[Items from a data source]
————

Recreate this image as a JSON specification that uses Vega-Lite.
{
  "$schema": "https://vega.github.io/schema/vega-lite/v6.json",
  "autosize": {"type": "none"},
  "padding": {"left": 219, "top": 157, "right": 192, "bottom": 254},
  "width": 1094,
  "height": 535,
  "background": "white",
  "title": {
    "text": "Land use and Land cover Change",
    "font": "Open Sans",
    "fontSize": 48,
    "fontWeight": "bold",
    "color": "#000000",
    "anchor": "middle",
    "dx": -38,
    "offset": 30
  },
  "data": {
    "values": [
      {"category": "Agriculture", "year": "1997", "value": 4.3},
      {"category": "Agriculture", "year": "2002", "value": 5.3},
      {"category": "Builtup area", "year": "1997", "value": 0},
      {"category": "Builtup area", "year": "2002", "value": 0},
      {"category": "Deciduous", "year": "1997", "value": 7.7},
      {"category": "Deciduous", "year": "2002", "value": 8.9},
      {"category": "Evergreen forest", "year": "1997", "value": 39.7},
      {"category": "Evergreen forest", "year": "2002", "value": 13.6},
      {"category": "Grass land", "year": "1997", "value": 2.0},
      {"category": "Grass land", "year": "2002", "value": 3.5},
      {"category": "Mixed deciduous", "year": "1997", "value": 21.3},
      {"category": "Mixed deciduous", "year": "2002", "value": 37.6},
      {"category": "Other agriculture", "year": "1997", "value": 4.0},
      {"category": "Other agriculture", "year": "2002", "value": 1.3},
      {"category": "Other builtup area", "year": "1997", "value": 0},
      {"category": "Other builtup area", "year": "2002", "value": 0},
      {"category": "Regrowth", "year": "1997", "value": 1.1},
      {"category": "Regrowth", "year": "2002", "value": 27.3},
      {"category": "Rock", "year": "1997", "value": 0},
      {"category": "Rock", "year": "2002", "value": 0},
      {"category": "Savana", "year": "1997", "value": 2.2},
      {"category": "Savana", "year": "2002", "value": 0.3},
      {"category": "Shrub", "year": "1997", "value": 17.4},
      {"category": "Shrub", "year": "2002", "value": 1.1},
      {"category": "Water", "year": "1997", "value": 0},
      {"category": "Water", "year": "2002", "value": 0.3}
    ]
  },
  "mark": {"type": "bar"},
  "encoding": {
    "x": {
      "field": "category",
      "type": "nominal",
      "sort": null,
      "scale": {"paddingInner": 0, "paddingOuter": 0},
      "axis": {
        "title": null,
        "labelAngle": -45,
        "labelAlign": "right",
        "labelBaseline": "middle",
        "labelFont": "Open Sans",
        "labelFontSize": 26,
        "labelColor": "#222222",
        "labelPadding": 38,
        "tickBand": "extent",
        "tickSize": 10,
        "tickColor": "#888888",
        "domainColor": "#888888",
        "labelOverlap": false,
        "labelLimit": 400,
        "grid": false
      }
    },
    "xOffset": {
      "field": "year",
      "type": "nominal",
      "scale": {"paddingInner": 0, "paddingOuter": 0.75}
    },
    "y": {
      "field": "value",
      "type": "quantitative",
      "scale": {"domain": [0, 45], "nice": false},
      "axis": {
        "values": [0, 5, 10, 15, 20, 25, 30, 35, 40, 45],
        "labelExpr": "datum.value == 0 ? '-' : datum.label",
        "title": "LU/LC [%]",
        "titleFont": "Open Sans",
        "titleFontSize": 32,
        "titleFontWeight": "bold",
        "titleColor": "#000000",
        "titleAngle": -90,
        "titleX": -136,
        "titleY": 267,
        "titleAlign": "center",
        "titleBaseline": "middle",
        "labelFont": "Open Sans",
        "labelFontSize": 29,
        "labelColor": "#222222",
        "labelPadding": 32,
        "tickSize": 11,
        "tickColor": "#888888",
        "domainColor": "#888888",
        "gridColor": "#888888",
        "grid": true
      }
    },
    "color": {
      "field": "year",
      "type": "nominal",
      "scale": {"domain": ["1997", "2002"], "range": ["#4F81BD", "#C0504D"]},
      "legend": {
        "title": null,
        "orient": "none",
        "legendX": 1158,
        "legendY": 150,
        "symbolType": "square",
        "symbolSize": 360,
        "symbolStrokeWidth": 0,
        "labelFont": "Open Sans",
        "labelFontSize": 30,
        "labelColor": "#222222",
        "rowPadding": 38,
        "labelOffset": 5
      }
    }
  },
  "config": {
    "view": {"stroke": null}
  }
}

————

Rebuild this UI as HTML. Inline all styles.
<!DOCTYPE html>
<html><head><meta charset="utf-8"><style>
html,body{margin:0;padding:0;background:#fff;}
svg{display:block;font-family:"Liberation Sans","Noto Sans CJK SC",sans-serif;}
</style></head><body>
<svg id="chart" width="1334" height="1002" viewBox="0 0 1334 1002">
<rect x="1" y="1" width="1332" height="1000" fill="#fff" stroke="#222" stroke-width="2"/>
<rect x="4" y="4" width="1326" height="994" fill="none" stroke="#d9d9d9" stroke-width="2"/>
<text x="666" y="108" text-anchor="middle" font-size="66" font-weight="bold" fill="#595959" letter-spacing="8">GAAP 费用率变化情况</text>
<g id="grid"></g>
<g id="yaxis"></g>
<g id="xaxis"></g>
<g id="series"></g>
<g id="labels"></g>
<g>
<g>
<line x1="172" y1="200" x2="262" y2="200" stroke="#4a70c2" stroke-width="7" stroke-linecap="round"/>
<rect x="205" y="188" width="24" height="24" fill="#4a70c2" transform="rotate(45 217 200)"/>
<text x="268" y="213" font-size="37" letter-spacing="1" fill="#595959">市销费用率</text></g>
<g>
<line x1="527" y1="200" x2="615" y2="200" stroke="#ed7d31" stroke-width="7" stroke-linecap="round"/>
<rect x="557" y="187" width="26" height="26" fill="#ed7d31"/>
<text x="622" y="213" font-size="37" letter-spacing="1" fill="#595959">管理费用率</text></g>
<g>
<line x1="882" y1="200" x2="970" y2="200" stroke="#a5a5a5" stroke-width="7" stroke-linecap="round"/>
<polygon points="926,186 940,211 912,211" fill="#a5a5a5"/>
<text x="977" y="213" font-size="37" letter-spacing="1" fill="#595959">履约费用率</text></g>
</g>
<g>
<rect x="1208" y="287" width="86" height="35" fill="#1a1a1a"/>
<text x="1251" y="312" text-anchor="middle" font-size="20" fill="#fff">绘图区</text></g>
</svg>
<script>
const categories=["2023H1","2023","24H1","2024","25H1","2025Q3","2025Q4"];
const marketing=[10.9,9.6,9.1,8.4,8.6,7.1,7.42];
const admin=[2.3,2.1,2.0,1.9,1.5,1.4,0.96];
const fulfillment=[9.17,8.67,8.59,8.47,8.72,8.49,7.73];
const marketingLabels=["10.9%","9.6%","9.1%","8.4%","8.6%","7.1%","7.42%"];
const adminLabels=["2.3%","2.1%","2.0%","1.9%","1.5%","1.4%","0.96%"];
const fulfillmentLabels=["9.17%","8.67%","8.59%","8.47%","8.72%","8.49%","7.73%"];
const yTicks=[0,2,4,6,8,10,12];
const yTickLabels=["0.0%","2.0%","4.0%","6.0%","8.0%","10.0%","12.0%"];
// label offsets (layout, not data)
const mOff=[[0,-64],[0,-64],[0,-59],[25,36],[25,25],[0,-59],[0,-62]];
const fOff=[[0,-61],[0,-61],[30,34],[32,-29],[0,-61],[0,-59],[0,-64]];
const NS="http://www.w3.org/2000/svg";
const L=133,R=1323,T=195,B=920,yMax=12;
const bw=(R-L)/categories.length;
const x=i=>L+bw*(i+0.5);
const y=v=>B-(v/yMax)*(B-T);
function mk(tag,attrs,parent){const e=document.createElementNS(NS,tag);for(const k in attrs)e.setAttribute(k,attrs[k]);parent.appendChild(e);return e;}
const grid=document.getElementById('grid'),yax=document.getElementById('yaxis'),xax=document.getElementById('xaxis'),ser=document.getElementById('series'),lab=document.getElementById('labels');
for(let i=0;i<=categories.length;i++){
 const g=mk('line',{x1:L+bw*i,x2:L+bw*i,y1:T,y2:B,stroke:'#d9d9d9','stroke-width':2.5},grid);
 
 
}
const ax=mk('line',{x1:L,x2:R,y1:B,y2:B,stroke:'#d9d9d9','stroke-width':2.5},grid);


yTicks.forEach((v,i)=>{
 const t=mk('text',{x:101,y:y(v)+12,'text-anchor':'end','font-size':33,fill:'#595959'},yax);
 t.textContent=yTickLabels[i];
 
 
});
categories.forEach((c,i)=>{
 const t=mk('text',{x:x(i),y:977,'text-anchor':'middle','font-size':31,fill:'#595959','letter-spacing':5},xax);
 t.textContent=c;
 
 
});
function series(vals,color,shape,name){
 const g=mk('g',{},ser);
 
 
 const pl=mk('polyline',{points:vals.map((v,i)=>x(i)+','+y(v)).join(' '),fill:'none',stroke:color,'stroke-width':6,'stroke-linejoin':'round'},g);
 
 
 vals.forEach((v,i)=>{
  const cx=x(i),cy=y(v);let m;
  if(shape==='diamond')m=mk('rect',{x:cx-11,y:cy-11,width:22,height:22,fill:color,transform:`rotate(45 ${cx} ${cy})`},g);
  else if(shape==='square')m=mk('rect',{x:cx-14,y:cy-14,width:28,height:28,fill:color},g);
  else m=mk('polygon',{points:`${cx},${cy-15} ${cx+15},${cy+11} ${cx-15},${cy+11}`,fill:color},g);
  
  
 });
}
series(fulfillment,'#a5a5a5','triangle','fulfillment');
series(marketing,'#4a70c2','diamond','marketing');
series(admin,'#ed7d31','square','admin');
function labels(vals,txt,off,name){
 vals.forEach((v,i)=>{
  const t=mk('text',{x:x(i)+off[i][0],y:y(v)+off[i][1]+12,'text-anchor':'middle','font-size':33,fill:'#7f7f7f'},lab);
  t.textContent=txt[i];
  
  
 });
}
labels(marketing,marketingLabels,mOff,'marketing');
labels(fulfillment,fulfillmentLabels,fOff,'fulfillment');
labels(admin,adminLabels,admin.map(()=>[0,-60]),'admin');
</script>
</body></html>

————

(Aim) Copy out each line of the data where the string "this" appears.

(Output below)
Recreate this image as a JSON specification that uses Vega-Lite.
Rebuild this UI as HTML. Inline all styles.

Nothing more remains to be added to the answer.